Brief
Using the material below, copy every line where "this" appears.
#### Material provided ####
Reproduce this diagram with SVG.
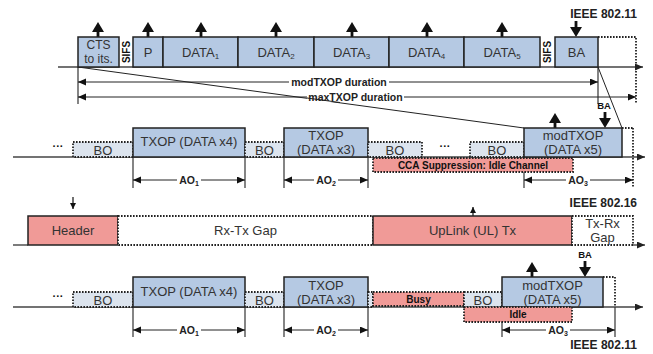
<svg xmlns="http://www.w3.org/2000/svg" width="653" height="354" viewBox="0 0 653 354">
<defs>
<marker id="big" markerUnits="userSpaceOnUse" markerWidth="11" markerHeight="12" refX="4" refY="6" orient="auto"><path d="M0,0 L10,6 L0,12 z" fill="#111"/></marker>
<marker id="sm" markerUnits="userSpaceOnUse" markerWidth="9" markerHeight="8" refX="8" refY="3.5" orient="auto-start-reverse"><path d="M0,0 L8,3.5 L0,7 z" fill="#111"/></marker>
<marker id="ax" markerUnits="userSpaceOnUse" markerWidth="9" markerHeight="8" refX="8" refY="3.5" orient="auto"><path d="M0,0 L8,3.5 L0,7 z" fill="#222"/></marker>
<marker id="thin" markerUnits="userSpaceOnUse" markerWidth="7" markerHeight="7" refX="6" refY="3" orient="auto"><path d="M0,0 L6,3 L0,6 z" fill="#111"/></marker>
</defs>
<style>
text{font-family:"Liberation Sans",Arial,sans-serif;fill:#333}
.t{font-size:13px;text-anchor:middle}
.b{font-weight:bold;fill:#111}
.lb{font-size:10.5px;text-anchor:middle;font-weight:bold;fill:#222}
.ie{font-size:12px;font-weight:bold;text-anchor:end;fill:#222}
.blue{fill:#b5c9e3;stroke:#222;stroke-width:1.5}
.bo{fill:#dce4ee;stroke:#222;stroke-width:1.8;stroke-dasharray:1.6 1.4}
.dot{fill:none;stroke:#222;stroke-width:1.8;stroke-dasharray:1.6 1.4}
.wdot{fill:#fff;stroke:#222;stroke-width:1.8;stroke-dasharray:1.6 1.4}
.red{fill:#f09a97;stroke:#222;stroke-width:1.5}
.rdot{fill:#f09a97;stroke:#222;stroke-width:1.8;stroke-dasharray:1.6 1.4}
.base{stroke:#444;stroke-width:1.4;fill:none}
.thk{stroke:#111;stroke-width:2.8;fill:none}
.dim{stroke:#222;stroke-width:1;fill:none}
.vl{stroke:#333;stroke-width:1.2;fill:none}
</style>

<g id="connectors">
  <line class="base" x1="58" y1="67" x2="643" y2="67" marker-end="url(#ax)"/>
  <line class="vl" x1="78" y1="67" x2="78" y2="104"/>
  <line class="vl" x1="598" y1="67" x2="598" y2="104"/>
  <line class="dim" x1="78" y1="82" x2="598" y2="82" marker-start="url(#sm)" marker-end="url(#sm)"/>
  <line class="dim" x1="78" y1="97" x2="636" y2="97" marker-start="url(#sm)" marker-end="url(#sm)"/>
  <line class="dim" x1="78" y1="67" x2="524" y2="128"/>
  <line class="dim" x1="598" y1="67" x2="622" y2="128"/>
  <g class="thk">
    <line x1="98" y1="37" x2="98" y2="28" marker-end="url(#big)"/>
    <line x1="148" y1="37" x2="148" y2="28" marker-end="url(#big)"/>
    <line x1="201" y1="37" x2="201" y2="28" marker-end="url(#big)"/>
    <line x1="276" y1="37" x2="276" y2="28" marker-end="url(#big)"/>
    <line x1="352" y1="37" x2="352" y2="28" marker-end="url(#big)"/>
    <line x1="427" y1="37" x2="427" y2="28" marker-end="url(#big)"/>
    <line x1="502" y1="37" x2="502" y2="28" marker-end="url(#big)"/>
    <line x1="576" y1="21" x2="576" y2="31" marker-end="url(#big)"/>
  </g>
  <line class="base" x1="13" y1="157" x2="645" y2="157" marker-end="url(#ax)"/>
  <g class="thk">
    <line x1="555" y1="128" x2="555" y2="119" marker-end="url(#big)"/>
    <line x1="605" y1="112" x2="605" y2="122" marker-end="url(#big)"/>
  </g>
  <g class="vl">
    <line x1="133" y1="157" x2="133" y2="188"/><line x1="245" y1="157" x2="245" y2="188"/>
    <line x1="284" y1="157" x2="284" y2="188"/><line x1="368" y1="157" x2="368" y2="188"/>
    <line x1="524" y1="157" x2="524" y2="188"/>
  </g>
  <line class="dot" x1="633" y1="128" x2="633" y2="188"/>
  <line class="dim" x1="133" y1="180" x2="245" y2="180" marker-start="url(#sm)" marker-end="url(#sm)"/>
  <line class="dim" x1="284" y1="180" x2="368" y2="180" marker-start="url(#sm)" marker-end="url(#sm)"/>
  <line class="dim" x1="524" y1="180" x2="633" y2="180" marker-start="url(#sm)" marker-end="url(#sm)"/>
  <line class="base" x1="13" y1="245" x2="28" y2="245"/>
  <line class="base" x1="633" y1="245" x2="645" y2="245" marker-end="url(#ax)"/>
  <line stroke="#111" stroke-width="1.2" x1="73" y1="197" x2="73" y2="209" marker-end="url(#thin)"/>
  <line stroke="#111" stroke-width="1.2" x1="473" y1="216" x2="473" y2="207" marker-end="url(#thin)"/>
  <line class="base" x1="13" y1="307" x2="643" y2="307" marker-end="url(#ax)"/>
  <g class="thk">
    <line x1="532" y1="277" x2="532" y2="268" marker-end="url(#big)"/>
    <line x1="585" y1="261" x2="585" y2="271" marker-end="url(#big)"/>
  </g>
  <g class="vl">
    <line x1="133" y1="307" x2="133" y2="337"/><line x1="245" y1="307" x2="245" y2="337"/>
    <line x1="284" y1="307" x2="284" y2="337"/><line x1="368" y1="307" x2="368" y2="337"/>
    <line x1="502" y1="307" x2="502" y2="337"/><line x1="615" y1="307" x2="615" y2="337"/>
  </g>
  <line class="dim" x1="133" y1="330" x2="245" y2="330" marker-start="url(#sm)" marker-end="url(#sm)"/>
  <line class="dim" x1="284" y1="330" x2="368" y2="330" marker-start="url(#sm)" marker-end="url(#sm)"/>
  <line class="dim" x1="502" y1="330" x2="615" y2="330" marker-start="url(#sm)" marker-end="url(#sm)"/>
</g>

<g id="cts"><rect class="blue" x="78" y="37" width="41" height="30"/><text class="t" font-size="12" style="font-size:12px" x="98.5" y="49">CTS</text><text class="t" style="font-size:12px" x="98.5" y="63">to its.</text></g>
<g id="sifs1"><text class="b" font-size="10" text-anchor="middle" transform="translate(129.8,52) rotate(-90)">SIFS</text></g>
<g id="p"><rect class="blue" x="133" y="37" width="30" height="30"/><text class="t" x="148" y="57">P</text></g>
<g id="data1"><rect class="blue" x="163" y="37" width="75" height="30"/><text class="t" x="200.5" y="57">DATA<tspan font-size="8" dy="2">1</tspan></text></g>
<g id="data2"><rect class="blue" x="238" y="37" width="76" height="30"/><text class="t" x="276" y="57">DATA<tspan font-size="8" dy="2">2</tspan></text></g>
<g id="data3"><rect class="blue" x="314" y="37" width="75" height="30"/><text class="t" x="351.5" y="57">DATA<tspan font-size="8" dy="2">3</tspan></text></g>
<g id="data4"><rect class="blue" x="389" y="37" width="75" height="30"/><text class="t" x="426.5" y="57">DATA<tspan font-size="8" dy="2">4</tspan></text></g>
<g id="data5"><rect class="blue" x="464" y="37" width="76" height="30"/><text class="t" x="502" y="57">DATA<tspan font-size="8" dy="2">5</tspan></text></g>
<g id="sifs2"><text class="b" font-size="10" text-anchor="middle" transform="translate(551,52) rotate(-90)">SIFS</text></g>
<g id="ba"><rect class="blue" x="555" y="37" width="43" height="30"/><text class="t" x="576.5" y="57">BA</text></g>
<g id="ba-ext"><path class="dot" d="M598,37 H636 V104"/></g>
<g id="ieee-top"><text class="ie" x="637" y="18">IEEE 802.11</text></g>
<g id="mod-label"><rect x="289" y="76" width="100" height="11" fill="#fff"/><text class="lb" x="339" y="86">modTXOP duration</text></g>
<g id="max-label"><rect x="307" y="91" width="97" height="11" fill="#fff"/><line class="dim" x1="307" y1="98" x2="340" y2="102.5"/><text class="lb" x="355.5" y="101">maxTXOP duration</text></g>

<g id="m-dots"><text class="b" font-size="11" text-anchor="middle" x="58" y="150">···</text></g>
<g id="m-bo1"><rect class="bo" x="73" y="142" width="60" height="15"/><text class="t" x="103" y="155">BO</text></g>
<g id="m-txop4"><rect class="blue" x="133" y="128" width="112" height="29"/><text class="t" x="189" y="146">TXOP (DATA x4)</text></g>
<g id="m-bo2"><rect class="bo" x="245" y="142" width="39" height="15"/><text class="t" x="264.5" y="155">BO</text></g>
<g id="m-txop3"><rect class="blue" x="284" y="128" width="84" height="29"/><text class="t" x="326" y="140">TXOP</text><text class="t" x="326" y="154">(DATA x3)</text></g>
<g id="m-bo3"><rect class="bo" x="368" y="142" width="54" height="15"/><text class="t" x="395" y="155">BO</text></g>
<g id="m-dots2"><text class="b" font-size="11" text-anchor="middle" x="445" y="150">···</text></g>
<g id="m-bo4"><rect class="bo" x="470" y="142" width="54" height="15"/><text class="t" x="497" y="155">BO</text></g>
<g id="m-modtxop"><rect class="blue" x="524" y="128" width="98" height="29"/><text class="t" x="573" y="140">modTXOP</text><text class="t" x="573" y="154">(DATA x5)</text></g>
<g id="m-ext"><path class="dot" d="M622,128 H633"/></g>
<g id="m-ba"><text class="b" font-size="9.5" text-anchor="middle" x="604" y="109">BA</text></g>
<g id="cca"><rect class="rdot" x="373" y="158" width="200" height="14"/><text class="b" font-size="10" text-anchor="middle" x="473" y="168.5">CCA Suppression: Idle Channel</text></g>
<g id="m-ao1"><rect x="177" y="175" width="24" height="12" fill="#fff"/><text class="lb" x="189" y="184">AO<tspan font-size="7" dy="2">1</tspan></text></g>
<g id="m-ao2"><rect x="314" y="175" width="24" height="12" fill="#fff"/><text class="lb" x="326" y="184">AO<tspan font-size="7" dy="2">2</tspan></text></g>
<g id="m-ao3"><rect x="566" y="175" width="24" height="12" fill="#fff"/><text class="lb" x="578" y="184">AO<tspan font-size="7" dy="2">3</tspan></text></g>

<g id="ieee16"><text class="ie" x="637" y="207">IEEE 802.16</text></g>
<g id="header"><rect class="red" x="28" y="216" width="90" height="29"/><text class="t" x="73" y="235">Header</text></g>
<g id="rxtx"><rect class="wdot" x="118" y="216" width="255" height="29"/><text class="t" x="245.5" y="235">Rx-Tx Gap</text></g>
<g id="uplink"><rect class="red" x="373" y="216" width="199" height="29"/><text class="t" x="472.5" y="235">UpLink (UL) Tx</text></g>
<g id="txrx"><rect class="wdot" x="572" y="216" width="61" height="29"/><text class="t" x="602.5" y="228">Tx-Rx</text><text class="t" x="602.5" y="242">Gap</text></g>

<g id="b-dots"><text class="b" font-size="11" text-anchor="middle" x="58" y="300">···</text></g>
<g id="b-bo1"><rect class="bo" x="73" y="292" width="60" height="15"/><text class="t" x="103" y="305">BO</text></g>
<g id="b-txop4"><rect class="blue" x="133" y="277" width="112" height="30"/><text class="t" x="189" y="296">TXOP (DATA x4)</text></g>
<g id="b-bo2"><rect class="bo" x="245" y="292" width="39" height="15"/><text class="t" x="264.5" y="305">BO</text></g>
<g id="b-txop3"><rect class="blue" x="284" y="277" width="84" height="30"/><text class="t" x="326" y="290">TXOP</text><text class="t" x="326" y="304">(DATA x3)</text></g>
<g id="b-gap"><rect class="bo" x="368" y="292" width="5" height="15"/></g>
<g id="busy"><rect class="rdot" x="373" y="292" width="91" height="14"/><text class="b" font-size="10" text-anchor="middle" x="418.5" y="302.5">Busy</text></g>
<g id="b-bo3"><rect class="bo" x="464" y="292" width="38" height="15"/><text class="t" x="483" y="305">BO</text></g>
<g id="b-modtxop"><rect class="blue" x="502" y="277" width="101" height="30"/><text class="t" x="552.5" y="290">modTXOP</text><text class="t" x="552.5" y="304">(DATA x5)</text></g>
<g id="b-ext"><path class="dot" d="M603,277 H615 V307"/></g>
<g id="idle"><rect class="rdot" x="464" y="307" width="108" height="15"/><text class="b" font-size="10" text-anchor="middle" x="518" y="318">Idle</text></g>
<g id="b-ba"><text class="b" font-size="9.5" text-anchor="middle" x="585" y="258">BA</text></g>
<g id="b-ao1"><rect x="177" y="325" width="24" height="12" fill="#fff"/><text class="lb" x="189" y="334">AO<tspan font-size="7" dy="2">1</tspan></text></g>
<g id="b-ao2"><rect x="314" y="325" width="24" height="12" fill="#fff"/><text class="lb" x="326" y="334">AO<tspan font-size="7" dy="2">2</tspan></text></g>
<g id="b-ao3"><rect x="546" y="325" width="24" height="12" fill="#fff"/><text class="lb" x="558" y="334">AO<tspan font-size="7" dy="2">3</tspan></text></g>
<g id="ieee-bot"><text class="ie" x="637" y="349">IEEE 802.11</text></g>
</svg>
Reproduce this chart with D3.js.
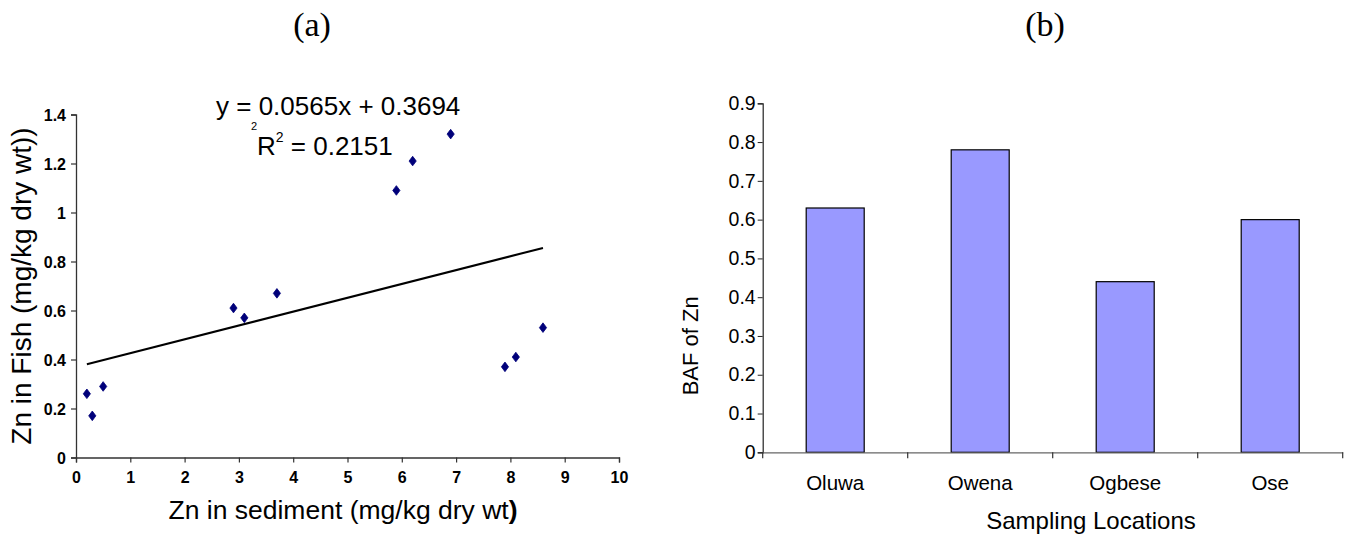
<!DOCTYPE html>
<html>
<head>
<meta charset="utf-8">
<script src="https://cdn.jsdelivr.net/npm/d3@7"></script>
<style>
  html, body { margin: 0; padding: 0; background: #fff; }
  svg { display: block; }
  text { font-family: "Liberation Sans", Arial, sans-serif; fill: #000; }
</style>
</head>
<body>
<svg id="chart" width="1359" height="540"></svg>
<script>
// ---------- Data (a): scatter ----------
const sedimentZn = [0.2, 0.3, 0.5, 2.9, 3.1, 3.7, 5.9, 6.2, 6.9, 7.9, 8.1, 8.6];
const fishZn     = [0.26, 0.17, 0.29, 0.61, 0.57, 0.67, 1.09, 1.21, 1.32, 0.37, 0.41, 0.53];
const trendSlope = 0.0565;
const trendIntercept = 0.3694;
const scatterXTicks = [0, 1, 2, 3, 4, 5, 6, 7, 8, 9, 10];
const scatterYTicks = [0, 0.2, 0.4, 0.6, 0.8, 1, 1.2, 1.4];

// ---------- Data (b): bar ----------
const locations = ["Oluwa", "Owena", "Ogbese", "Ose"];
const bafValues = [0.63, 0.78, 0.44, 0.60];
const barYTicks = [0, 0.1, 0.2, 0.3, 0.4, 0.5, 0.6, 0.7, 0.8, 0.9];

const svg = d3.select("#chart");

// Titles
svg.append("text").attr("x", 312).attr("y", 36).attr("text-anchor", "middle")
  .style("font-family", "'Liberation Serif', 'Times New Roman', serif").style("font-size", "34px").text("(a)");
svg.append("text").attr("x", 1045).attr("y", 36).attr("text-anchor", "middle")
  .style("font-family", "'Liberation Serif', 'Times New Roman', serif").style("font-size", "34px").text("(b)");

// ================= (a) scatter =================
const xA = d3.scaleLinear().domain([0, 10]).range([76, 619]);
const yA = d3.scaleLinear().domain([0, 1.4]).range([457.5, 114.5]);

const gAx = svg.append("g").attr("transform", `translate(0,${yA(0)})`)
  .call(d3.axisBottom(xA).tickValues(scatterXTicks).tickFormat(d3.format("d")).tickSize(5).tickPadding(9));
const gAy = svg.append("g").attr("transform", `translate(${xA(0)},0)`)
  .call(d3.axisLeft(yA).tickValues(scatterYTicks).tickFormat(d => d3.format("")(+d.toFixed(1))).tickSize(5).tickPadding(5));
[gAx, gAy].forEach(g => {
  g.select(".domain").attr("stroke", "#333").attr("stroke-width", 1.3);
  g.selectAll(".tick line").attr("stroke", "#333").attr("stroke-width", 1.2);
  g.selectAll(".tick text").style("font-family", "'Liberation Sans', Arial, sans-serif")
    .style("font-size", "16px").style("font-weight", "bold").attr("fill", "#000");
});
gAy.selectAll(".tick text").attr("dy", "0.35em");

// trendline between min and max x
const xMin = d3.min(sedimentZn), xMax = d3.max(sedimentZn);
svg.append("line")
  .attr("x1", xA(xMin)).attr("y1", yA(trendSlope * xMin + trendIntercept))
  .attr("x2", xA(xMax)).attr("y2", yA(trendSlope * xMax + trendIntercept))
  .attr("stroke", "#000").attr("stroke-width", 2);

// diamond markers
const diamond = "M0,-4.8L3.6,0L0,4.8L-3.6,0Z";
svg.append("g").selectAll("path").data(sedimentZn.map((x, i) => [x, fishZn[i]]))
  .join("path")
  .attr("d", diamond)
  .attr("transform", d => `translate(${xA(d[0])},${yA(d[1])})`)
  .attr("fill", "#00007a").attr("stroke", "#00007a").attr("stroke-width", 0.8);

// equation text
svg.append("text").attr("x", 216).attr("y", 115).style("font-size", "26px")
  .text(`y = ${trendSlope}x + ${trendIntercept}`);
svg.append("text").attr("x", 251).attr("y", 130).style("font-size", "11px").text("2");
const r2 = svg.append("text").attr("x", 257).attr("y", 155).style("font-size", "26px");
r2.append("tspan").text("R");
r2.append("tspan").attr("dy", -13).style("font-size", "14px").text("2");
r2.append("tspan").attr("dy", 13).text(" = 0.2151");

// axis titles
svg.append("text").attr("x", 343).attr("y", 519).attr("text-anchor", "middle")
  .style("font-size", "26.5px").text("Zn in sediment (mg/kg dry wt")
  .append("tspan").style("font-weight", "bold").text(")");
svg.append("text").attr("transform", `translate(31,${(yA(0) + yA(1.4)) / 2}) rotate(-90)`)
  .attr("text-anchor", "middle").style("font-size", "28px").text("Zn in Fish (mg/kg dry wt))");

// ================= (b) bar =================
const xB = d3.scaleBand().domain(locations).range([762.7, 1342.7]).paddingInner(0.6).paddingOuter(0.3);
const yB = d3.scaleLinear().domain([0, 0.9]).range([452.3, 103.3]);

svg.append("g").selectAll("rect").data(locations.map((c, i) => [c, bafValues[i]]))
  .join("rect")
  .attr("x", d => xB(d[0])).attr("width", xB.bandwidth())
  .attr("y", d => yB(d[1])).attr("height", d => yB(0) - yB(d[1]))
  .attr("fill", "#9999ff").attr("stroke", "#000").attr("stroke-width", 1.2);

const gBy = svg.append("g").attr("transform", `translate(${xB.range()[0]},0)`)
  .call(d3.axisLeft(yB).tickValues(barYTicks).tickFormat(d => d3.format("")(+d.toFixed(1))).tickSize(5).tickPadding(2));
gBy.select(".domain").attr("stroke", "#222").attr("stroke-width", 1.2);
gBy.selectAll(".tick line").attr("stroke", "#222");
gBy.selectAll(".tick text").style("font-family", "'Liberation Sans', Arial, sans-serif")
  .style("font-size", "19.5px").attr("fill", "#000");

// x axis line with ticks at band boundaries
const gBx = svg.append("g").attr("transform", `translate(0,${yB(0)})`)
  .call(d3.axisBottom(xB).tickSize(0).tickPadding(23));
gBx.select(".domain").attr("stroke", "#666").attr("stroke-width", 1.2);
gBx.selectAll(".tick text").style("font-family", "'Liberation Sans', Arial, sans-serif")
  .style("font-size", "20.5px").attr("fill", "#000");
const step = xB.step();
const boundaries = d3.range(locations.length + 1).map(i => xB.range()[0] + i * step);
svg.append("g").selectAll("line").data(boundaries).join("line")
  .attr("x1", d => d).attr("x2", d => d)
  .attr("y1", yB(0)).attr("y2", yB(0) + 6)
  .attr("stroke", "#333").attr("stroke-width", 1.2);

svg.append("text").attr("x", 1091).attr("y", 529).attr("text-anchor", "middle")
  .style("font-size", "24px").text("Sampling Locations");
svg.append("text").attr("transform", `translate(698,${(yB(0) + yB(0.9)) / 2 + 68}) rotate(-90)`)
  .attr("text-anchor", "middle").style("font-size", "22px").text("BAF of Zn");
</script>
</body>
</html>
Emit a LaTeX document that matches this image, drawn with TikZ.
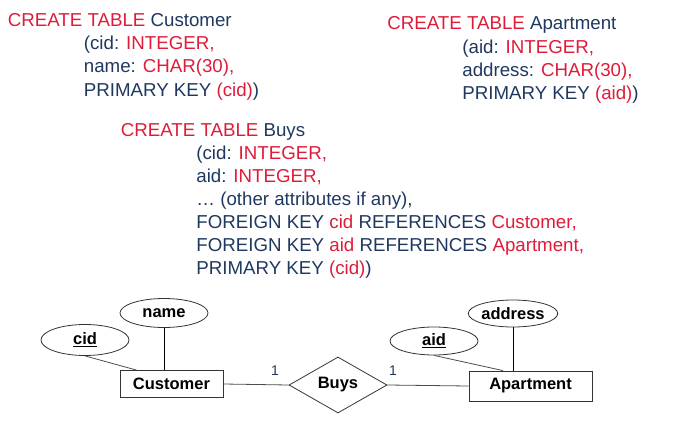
####
Response
Reproduce this diagram with SVG.
Reproduce this chart with D3.js.
Emit a LaTeX document that matches this image, drawn with TikZ.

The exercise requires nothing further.